I've tried solving this exercise for quiet a while now but can't get a satisfying solution:

Let $V$ be a finite dimensional vector space and $f: V \to V$ an endomorphism. Show that $$V = \text{Im } f + \text{Ker } f \Longleftrightarrow V = \text{Im } f \oplus \text{Ker } f$$

The $"\Longleftarrow"$-direction is trivial.
For $"\Longrightarrow"$ here's my attempt: We assume $V = \text{Im } f + \text{Ker }f$ and have to show that $\text{Im } f \cap \text{Ker }f = \{0\}$. Suppose $x\in \text{Im } f \cap \text{Ker }f$. We want to show that $x = 0$. Since $x\in \text{Im }f$ and $\text{Im }f \subseteq V$ there is $v\in \text{Im }f, u \in \text{Ker }f$ with $x = u + v$. Since also $x\in \text{Ker }f$ we have that $$0 = f(x) = f(v+ u) = f(v) + f(u) = f(v),$$ hence $f(v) = 0 \implies v\in \text{Ker } f$. Now we have $v\in \text{Ker }f$ and $v \in \text{Im }f$ but I don't know how to proceed (in fact I don't even know if my proof goes in the right direction, but I wanted to give you my thoughts).
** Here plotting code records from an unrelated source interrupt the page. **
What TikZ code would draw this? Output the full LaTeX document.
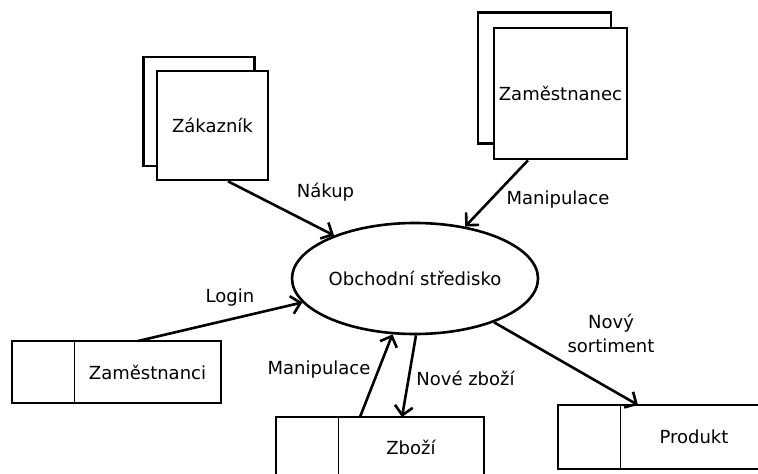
\documentclass[tikz,border=0pt]{standalone}
\usepackage{fontspec}
\setmainfont{DejaVu Sans}
\usetikzlibrary{shapes.geometric,arrows.meta}

\begin{document}
\begin{tikzpicture}[x=1pt,y=-1pt,line width=2.6pt,font=\fontsize{18}{24}\selectfont,
  entity/.style={draw,fill=white,inner sep=1pt},
  store/.style={outer sep=0pt,inner sep=0pt},
  flow/.style={-{Straight Barb[length=9pt,width=18pt,line width=2.6pt]}}]
\useasboundingbox (0,0) rectangle (758,474);
\clip (0,0) rectangle (758,474);
% entities
\node[entity,minimum width=111pt,minimum height=109pt] (zakb) at (199,111.5) {};
\node[entity,minimum width=111pt,minimum height=109pt] (zak) at (212.5,125.5) {Zákazník};
\node[entity,minimum width=133pt,minimum height=131pt] (zamb) at (544.5,78) {};
\node[entity,minimum width=133pt,minimum height=131pt] (zam) at (560.5,93.5) {Zaměstnanec};
% process
\node[draw,ellipse,inner sep=0pt,minimum width=246pt,minimum height=111pt] (proc) at (415,278.5) {Obchodní středisko};
% data stores
\node[store,minimum width=147pt,minimum height=62pt] (zmn) at (147.5,372) {Zaměstnanci};
\node[store,minimum width=146pt,minimum height=60pt] (zbz) at (411,447) {Zboží};
\node[store,minimum width=148pt,minimum height=64pt] (prd) at (694,437) {Produkt};
\foreach \s in {zmn,zbz,prd} {
  \draw ([xshift=-62pt]\s.north west) rectangle (\s.south east);
  \draw[line width=1pt] (\s.north west) -- (\s.south west);
}
% flows
\draw[flow] ([xshift=15.5pt]zak.south) -- (proc.152);
\draw[flow] ([xshift=-32.5pt]zam.south) -- (proc.46);
\draw[flow] ([xshift=-9.5pt]zmn.north) -- (proc.192);
\draw[flow] ([xshift=-51pt]zbz.north) -- (proc.248);
\draw[flow] (proc.271) -- ([xshift=-9pt]zbz.north);
\draw[flow] (proc.331) -- ([xshift=-56pt]prd.north);
% labels
\node (nakup) at (325.5,192) {Nákup};
\node (manip1) at (558,200) {Manipulace};
\node (login) at (230,298) {Login};
\node (manip2) at (319,370) {Manipulace};
\node (nove) at (465.5,378) {Nové zboží};
\node[align=center] (sort) at (611,333) {Nový\\sortiment};
\end{tikzpicture}
\end{document}
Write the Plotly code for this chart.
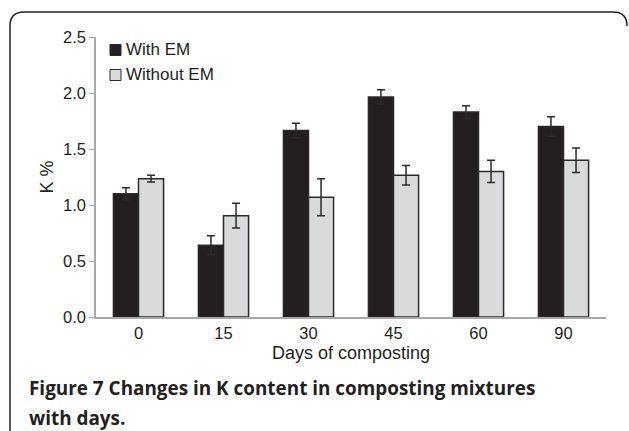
import plotly.graph_objects as go

days = ["0", "15", "30", "45", "60", "90"]
with_em = [1.10, 0.64, 1.665, 1.965, 1.83, 1.70]
with_em_err = [0.055, 0.085, 0.065, 0.065, 0.057, 0.087]
without_em = [1.235, 0.905, 1.07, 1.265, 1.30, 1.40]
without_em_err = [0.03, 0.11, 0.165, 0.087, 0.10, 0.11]
series_names = ["With EM", "Without EM"]
series_colors = ["#231f20", "#d9dadc"]

W, H = 629, 431
L, R, T, B = 96, 23, 37, 114
pw, ph = W - L - R, H - T - B

def px(x):
    return (x - L) / pw

def py(y):
    return (H - B - y) / ph

fig = go.Figure()
for name, vals, errs, col in zip(series_names, [with_em, without_em],
                                 [with_em_err, without_em_err], series_colors):
    fig.add_trace(go.Bar(
        x=days, y=vals, name=name, showlegend=False,
        marker=dict(color=col, line=dict(color="#2a2a2a", width=1.5)),
        error_y=dict(type="data", array=errs, visible=True,
                     color="#2a2a2a", thickness=1.5, width=4),
    ))

font_main = "Liberation Sans, Arial, sans-serif"

# manual legend (tight spacing like the reference)
for i, (name, col) in enumerate(zip(series_names, series_colors)):
    cy = 50 + 25 * i
    fig.add_shape(type="rect", xref="paper", yref="paper",
                  x0=px(110), x1=px(121), y0=py(cy + 5.5), y1=py(cy - 5.5),
                  fillcolor=col, line=dict(color="#2a2a2a", width=1))
    fig.add_annotation(x=px(124), y=py(cy), xref="paper", yref="paper",
                       xanchor="left", yanchor="middle", showarrow=False,
                       text=name, font=dict(family=font_main, size=17, color="#231f20"))

# frame with rounded top-left corner
x0, x1 = px(10), px(627)
yt, yb = py(12), py(433)
rx, ry = 14 / pw, 14 / ph
path = (f"M {x0},{yb} L {x0},{yt - ry} Q {x0},{yt} {x0 + rx},{yt} "
        f"L {x1 - rx},{yt} Q {x1},{yt} {x1},{yt - ry}")
fig.add_shape(type="path", path=path, xref="paper", yref="paper",
              line=dict(color="#222", width=1.5), layer="above")

cap_font = dict(family="Open Sans, sans-serif", size=18.9, color="#231f20")
fig.add_annotation(x=px(27), y=py(388), xref="paper", yref="paper",
                   xanchor="left", yanchor="middle", showarrow=False,
                   text="<b>Figure 7</b> <b>Changes in K content in composting mixtures</b>",
                   font=cap_font)
fig.add_annotation(x=px(27), y=py(418), xref="paper", yref="paper",
                   xanchor="left", yanchor="middle", showarrow=False,
                   text="<b>with days.</b>", font=cap_font)

fig.update_layout(
    width=W, height=H,
    margin=dict(l=L, r=R, t=T, b=B),
    paper_bgcolor="white", plot_bgcolor="white",
    barmode="group", bargap=0.41, bargroupgap=0,
    font=dict(family=font_main, size=16.5, color="#231f20"),
    xaxis=dict(type="category", showline=True, linecolor="#a8a8a8", linewidth=1.5,
               ticks="", showgrid=False, zeroline=False,
               title=dict(text="Days of composting", standoff=6, font=dict(size=18))),
    yaxis=dict(range=[0, 2.5], dtick=0.5, tickformat=".1f", showline=True,
               linecolor="#a8a8a8", linewidth=1.5, ticks="outside", ticklen=5,
               tickcolor="#a8a8a8", showgrid=False, zeroline=False,
               title=dict(text="K %", standoff=5, font=dict(size=18))),
)

fig.write_html("out.html", config={"displayModeBar": False},
               post_script="document.body.style.margin='0px';")
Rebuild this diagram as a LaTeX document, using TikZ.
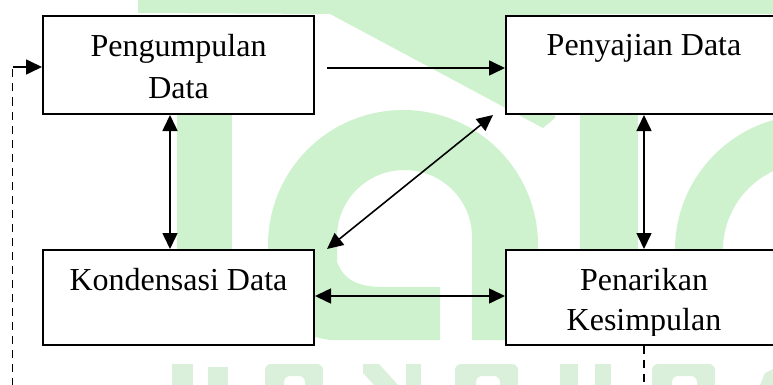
\documentclass[tikz,border=0pt]{standalone}
\usepackage{fontspec}
\setmainfont{Liberation Serif}
\usetikzlibrary{arrows.meta}
\definecolor{wm}{RGB}{206,242,206}
\definecolor{wmb}{RGB}{218,240,218}
\begin{document}
\begin{tikzpicture}[x=1pt,y=-1pt,
  box/.style={draw, fill=white, line width=2pt, rectangle, inner sep=0pt, anchor=north west},
  txt/.style={font=\fontsize{32}{40}\selectfont, inner sep=0pt, anchor=base},
  arr/.style={line width=1.6pt, -{Triangle[length=16pt,width=15pt]}},
  darr/.style={line width=1.6pt, {Triangle[length=16pt,width=15pt]}-{Triangle[length=16pt,width=15pt]}},
  dashline/.style={line width=1.6pt, dash pattern=on 8pt off 6pt}]
\useasboundingbox (0,0) rectangle (773,385);
\clip (0,0) rectangle (773,385);
% ---- watermark ----
\fill[wm] (138,0) -- (773,0) -- (773,14) -- (560,14) -- (555,118) -- (543,128) -- (330,14) -- (138,13) -- cycle;
\fill[wm] (177,100) rectangle (232,260);
\fill[wm] (580,100) rectangle (638,260);
\fill[wm] (268,250) -- (268,245) arc[start angle=180,end angle=0,radius=135pt] -- (538,340) -- (472,340) -- (472,237) arc[start angle=0,end angle=180,x radius=67.5pt,y radius=67pt] -- (337,250) -- cycle;
\fill[wm] (268,245) -- (337,245) -- (337,262) .. controls (345,282) and (360,287) .. (385,287) -- (440,287) -- (440,340) -- (330,340) .. controls (295,335) and (268,315) .. (268,290) -- cycle;
\fill[wm] (675,260) -- (675,250) arc[start angle=180,end angle=90,radius=135pt] -- (810,163) arc[start angle=90,end angle=180,radius=87pt] -- (723,260) -- cycle;
% bottom letters
\fill[wmb] (172,364) rectangle (193,390);
\fill[wmb] (208,367) rectangle (228,390);
\fill[wmb,rounded corners=6pt] (265,390) |- (323,364) -- (323,390) -- (305,390) |- (284,376) -- (284,390) -- cycle;
\fill[wmb] (363,364) -- (379,364) -- (398,385) -- (374,385) -- (363,373) -- cycle;
\fill[wmb] (406,364) rectangle (421,390);
\fill[wmb,rounded corners=6pt] (455,390) |- (518,364) -- (518,390) -- (500,390) |- (476,376) -- (476,390) -- cycle;
\fill[wmb] (560,364) rectangle (578,390);
\fill[wmb] (595,364) rectangle (611,390);
\fill[wmb,rounded corners=6pt] (652,390) |- (715,364) -- (715,390) -- (697,390) |- (672,376) -- (672,390) -- cycle;
\fill[wmb] (758,390) -- (765,373) -- (773,369) -- (773,390) -- cycle;
% ---- boxes ----
\node[box, minimum width=271pt, minimum height=98pt] (b1) at (42,15) {};
\node[box, minimum width=276pt, minimum height=98pt] (b2) at (505,15) {};
\node[box, minimum width=271pt, minimum height=95pt] (b3) at (42,249) {};
\node[box, minimum width=276pt, minimum height=95pt] (b4) at (505,249) {};
% ---- texts ----
\node[txt] (t1a) at ([yshift=-41.5pt]b1.north) {Pengumpulan};
\node[txt] (t1b) at ([yshift=-84pt]b1.north) {Data};
\node[txt] (t2) at ([yshift=-41pt]b2.north) {Penyajian Data};
\node[txt] (t3) at ([yshift=-41pt]b3.north) {Kondensasi Data};
\node[txt] (t4a) at ([yshift=-41pt]b4.north) {Penarikan};
\begin{scope}
\clip (b4.north west) rectangle ([yshift=11pt]b4.south east);
\node[txt] (t4b) at ([yshift=-81pt]b4.north) {Kesimpulan};
\end{scope}
% ---- connectors ----
\draw[arr] ([xshift=12pt,yshift=-3pt]b1.east) -- ([yshift=-3pt]b2.west);
\draw[darr] ([xshift=-8.5pt]b1.south) -- ([xshift=-8.5pt]b3.north);
\draw[darr] ([xshift=-12pt]b2.south west) -- ([xshift=12pt]b3.north east);
\draw[darr] (b2.south) -- (b4.north);
\draw[darr] ([yshift=1.5pt]b3.east) -- ([yshift=1.5pt]b4.west);
\coordinate (lc) at (12.5,67);
\coordinate (bl) at (12.5,400);
\draw[dashline] (b4.south) -- (b4.south |- bl) -- (bl) -- (lc);
\draw[arr] (lc) -- (lc -| b1.west);
\end{tikzpicture}
\end{document}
Any help appreciated.

Answer 1

The dimensions theorem tells us that

$$n=\dim V=\dim\ker T+\dim\text{ Im}\,V$$

But we're also given $\;V=\ker T+\text{ Im}\,T\;$ , so:

$$n=\dim V=\dim\left(\ker T+\text{ Im}\,T\right)=\overbrace{\dim\ker T+\text{ Im}\,T}^{=n}-\dim\left(\ker T\cap\text{ Im}\,T\right)\implies$$

$$\dim\left(\ker T\cap\text{ Im}\,T\right)=0\implies \ker T\cap\text{ Im}\,T=\{0\}\implies$$

$$\ker T+\text{ Im}\,T=\ker T\oplus\text{ Im}\,T$$